== WHAT TO WORK ON ==
Skip the pictures and extract all of the lines exactly as written.

· · · ·

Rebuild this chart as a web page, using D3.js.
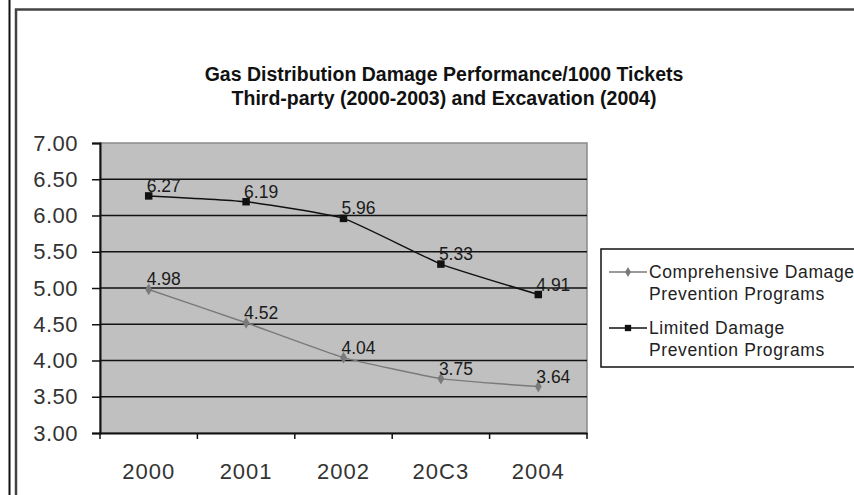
<!DOCTYPE html>
<html>
<head>
<meta charset="utf-8">
<script src="https://cdn.jsdelivr.net/npm/d3@7"></script>
<style>
  body { margin: 0; background: #fff; }
  svg { display: block; font-family: "Liberation Sans", Arial, sans-serif; }
</style>
</head>
<body>
<svg id="chart" width="854" height="495"></svg>
<script>
// data
const years = ["2000", "2001", "2002", "2003", "2004"];
const yearLabels = ["2000", "2001", "2002", "20C3", "2004"];
const comprehensive = [4.98, 4.52, 4.04, 3.75, 3.64];
const limited = [6.27, 6.19, 5.96, 5.33, 4.91];
const yTicks = [3.0, 3.5, 4.0, 4.5, 5.0, 5.5, 6.0, 6.5, 7.0];
const titleLines = [
    "Gas Distribution Damage Performance/1000 Tickets",
    "Third-party (2000-2003) and Excavation (2004)"
];
const seriesNames = [
    ["Comprehensive Damage", "Prevention Programs"],
    ["Limited Damage", "Prevention Programs"]
];

const svg = d3.select("#chart");
const W = 854, H = 495;
const plot = { left: 100, right: 587, top: 143, bottom: 433 };

svg.append("rect").attr("width", W).attr("height", H).attr("fill", "#fff");

// outer frame bits
svg.append("line")
    .attr("x1", 9.5).attr("x2", 9.5).attr("y1", 0).attr("y2", H)
    .attr("stroke", "#111").attr("stroke-width", 2);
svg.append("path")
    .attr("d", `M16,${H} V9.5 H${W}`)
    .attr("fill", "none").attr("stroke", "#444").attr("stroke-width", 2.5);

// title
svg.append("g").selectAll("text")
    .data(titleLines)
    .enter().append("text")
    .attr("x", 444)
    .attr("y", (d, i) => 81 + i * 24)
    .attr("text-anchor", "middle")
    .attr("font-size", 19.5)
    .attr("font-weight", "bold")
    .attr("fill", "#111")
    .text(d => d);

const x = d3.scaleBand().domain(years).range([plot.left, plot.right]);
const y = d3.scaleLinear().domain([3, 7]).range([plot.bottom, plot.top]);

// plot area
svg.append("rect")
    .attr("x", plot.left).attr("y", plot.top)
    .attr("width", plot.right - plot.left).attr("height", plot.bottom - plot.top)
    .attr("fill", "#c0c0c0").attr("stroke", "#8a8a8a").attr("stroke-width", 1.5);

// gridlines
svg.append("g").selectAll("line")
    .data(yTicks.filter(t => t > 3 && t < 7))
    .enter().append("line")
    .attr("x1", plot.left).attr("x2", plot.right)
    .attr("y1", d => y(d)).attr("y2", d => y(d))
    .attr("stroke", "#111").attr("stroke-width", 1.5);

// y axis
const yAxis = svg.append("g")
    .attr("transform", `translate(${plot.left},0)`)
    .call(d3.axisLeft(y).tickValues(yTicks).tickFormat(d3.format(".2f")).tickSize(8).tickPadding(14));
yAxis.select(".domain").attr("stroke", "#111").attr("stroke-width", 2);
yAxis.selectAll(".tick line").attr("stroke", "#111").attr("stroke-width", 1.5);
yAxis.selectAll("text")
    .attr("font-size", 22).attr("fill", "#333")
    .attr("font-family", "Liberation Sans, Arial, sans-serif")
    .attr("letter-spacing", 0.5);

// x axis, ticks at band edges
const xAxis = svg.append("g")
    .attr("transform", `translate(0,${plot.bottom})`)
    .call(d3.axisBottom(x).tickSize(0).tickPadding(30).tickFormat((d, i) => yearLabels[i]));
xAxis.select(".domain").attr("stroke", "#111").attr("stroke-width", 2);
xAxis.selectAll("text")
    .attr("font-size", 22).attr("fill", "#333")
    .attr("font-family", "Liberation Sans, Arial, sans-serif")
    .attr("letter-spacing", 1);
svg.append("g").selectAll("line")
    .data(years.map(d => x(d)).concat([plot.right]))
    .enter().append("line")
    .attr("x1", d => d).attr("x2", d => d)
    .attr("y1", plot.bottom).attr("y2", plot.bottom + 6)
    .attr("stroke", "#111").attr("stroke-width", 1.5);

const cx = d => x(d) + x.bandwidth() / 2;
const line = d3.line()
    .x((v, i) => cx(years[i]))
    .y(v => y(v))
    .curve(d3.curveCardinal.tension(0.6));

const series = [
    { values: comprehensive, color: "#7a7a7a", marker: "diamond" },
    { values: limited, color: "#111", marker: "square" }
];

series.forEach(s => {
    svg.append("path")
        .attr("d", line(s.values))
        .attr("fill", "none")
        .attr("stroke", s.color)
        .attr("stroke-width", 1.5);

    const sym = s.marker === "square"
        ? d3.symbol().type(d3.symbolSquare).size(56)
        : d3.symbol().type(d3.symbolDiamond).size(40);

    svg.append("g").selectAll("path")
        .data(s.values)
        .enter().append("path")
        .attr("transform", (v, i) => `translate(${cx(years[i])},${y(v)})`)
        .attr("d", sym)
        .attr("fill", s.color);

    svg.append("g").selectAll("text")
        .data(s.values)
        .enter().append("text")
        .attr("x", (v, i) => cx(years[i]) - 2)
        .attr("y", v => y(v) - 4)
        .attr("font-size", 17.5)
        .attr("fill", "#1a1a1a")
        .text(v => v.toFixed(2));
});

// legend
const legend = svg.append("g");
legend.append("rect")
    .attr("x", 601).attr("y", 249)
    .attr("width", 270).attr("height", 118)
    .attr("fill", "#fff").attr("stroke", "#111").attr("stroke-width", 1.5);

const legendY = [272, 328];
series.forEach((s, i) => {
    const ly = legendY[i];
    legend.append("line")
        .attr("x1", 609).attr("x2", 647).attr("y1", ly).attr("y2", ly)
        .attr("stroke", s.color).attr("stroke-width", 1.5);
    const sym = s.marker === "square"
        ? d3.symbol().type(d3.symbolSquare).size(40)
        : d3.symbol().type(d3.symbolDiamond).size(30);
    legend.append("path")
        .attr("transform", `translate(628,${ly})`)
        .attr("d", sym).attr("fill", s.color);
    legend.selectAll(null)
        .data(seriesNames[i])
        .enter().append("text")
        .attr("x", 649)
        .attr("y", (d, j) => ly + 6 + j * 22)
        .attr("font-size", 17.5)
        .attr("letter-spacing", 0.6)
        .attr("fill", "#222")
        .text(d => d);
});
</script>
</body>
</html>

· · · ·

== ANSWER FOR THIS EXERCISE ==
Rebuild this chart as a web page, using D3.js.
<!DOCTYPE html>
<html>
<head>
<meta charset="utf-8">
<script src="https://cdn.jsdelivr.net/npm/d3@7"></script>
<style>
  body { margin: 0; background: #fff; }
  svg { display: block; font-family: "Liberation Sans", Arial, sans-serif; }
</style>
</head>
<body>
<svg id="chart" width="854" height="495"></svg>
<script>
// data
const years = ["2000", "2001", "2002", "2003", "2004"];
const yearLabels = ["2000", "2001", "2002", "20C3", "2004"];
const comprehensive = [4.98, 4.52, 4.04, 3.75, 3.64];
const limited = [6.27, 6.19, 5.96, 5.33, 4.91];
const yTicks = [3.0, 3.5, 4.0, 4.5, 5.0, 5.5, 6.0, 6.5, 7.0];
const titleLines = [
    "Gas Distribution Damage Performance/1000 Tickets",
    "Third-party (2000-2003) and Excavation (2004)"
];
const seriesNames = [
    ["Comprehensive Damage", "Prevention Programs"],
    ["Limited Damage", "Prevention Programs"]
];

const svg = d3.select("#chart");
const W = 854, H = 495;
const plot = { left: 100, right: 587, top: 143, bottom: 433 };

svg.append("rect").attr("width", W).attr("height", H).attr("fill", "#fff");

// outer frame bits
svg.append("line")
    .attr("x1", 9.5).attr("x2", 9.5).attr("y1", 0).attr("y2", H)
    .attr("stroke", "#111").attr("stroke-width", 2);
svg.append("path")
    .attr("d", `M16,${H} V9.5 H${W}`)
    .attr("fill", "none").attr("stroke", "#444").attr("stroke-width", 2.5);

// title
svg.append("g").selectAll("text")
    .data(titleLines)
    .enter().append("text")
    .attr("x", 444)
    .attr("y", (d, i) => 81 + i * 24)
    .attr("text-anchor", "middle")
    .attr("font-size", 19.5)
    .attr("font-weight", "bold")
    .attr("fill", "#111")
    .text(d => d);

const x = d3.scaleBand().domain(years).range([plot.left, plot.right]);
const y = d3.scaleLinear().domain([3, 7]).range([plot.bottom, plot.top]);

// plot area
svg.append("rect")
    .attr("x", plot.left).attr("y", plot.top)
    .attr("width", plot.right - plot.left).attr("height", plot.bottom - plot.top)
    .attr("fill", "#c0c0c0").attr("stroke", "#8a8a8a").attr("stroke-width", 1.5);

// gridlines
svg.append("g").selectAll("line")
    .data(yTicks.filter(t => t > 3 && t < 7))
    .enter().append("line")
    .attr("x1", plot.left).attr("x2", plot.right)
    .attr("y1", d => y(d)).attr("y2", d => y(d))
    .attr("stroke", "#111").attr("stroke-width", 1.5);

// y axis
const yAxis = svg.append("g")
    .attr("transform", `translate(${plot.left},0)`)
    .call(d3.axisLeft(y).tickValues(yTicks).tickFormat(d3.format(".2f")).tickSize(8).tickPadding(14));
yAxis.select(".domain").attr("stroke", "#111").attr("stroke-width", 2);
yAxis.selectAll(".tick line").attr("stroke", "#111").attr("stroke-width", 1.5);
yAxis.selectAll("text")
    .attr("font-size", 22).attr("fill", "#333")
    .attr("font-family", "Liberation Sans, Arial, sans-serif")
    .attr("letter-spacing", 0.5);

// x axis, ticks at band edges
const xAxis = svg.append("g")
    .attr("transform", `translate(0,${plot.bottom})`)
    .call(d3.axisBottom(x).tickSize(0).tickPadding(30).tickFormat((d, i) => yearLabels[i]));
xAxis.select(".domain").attr("stroke", "#111").attr("stroke-width", 2);
xAxis.selectAll("text")
    .attr("font-size", 22).attr("fill", "#333")
    .attr("font-family", "Liberation Sans, Arial, sans-serif")
    .attr("letter-spacing", 1);
svg.append("g").selectAll("line")
    .data(years.map(d => x(d)).concat([plot.right]))
    .enter().append("line")
    .attr("x1", d => d).attr("x2", d => d)
    .attr("y1", plot.bottom).attr("y2", plot.bottom + 6)
    .attr("stroke", "#111").attr("stroke-width", 1.5);

const cx = d => x(d) + x.bandwidth() / 2;
const line = d3.line()
    .x((v, i) => cx(years[i]))
    .y(v => y(v))
    .curve(d3.curveCardinal.tension(0.6));

const series = [
    { values: comprehensive, color: "#7a7a7a", marker: "diamond" },
    { values: limited, color: "#111", marker: "square" }
];

series.forEach(s => {
    svg.append("path")
        .attr("d", line(s.values))
        .attr("fill", "none")
        .attr("stroke", s.color)
        .attr("stroke-width", 1.5);

    const sym = s.marker === "square"
        ? d3.symbol().type(d3.symbolSquare).size(56)
        : d3.symbol().type(d3.symbolDiamond).size(40);

    svg.append("g").selectAll("path")
        .data(s.values)
        .enter().append("path")
        .attr("transform", (v, i) => `translate(${cx(years[i])},${y(v)})`)
        .attr("d", sym)
        .attr("fill", s.color);

    svg.append("g").selectAll("text")
        .data(s.values)
        .enter().append("text")
        .attr("x", (v, i) => cx(years[i]) - 2)
        .attr("y", v => y(v) - 4)
        .attr("font-size", 17.5)
        .attr("fill", "#1a1a1a")
        .text(v => v.toFixed(2));
});

// legend
const legend = svg.append("g");
legend.append("rect")
    .attr("x", 601).attr("y", 249)
    .attr("width", 270).attr("height", 118)
    .attr("fill", "#fff").attr("stroke", "#111").attr("stroke-width", 1.5);

const legendY = [272, 328];
series.forEach((s, i) => {
    const ly = legendY[i];
    legend.append("line")
        .attr("x1", 609).attr("x2", 647).attr("y1", ly).attr("y2", ly)
        .attr("stroke", s.color).attr("stroke-width", 1.5);
    const sym = s.marker === "square"
        ? d3.symbol().type(d3.symbolSquare).size(40)
        : d3.symbol().type(d3.symbolDiamond).size(30);
    legend.append("path")
        .attr("transform", `translate(628,${ly})`)
        .attr("d", sym).attr("fill", s.color);
    legend.selectAll(null)
        .data(seriesNames[i])
        .enter().append("text")
        .attr("x", 649)
        .attr("y", (d, j) => ly + 6 + j * 22)
        .attr("font-size", 17.5)
        .attr("letter-spacing", 0.6)
        .attr("fill", "#222")
        .text(d => d);
});
</script>
</body>
</html>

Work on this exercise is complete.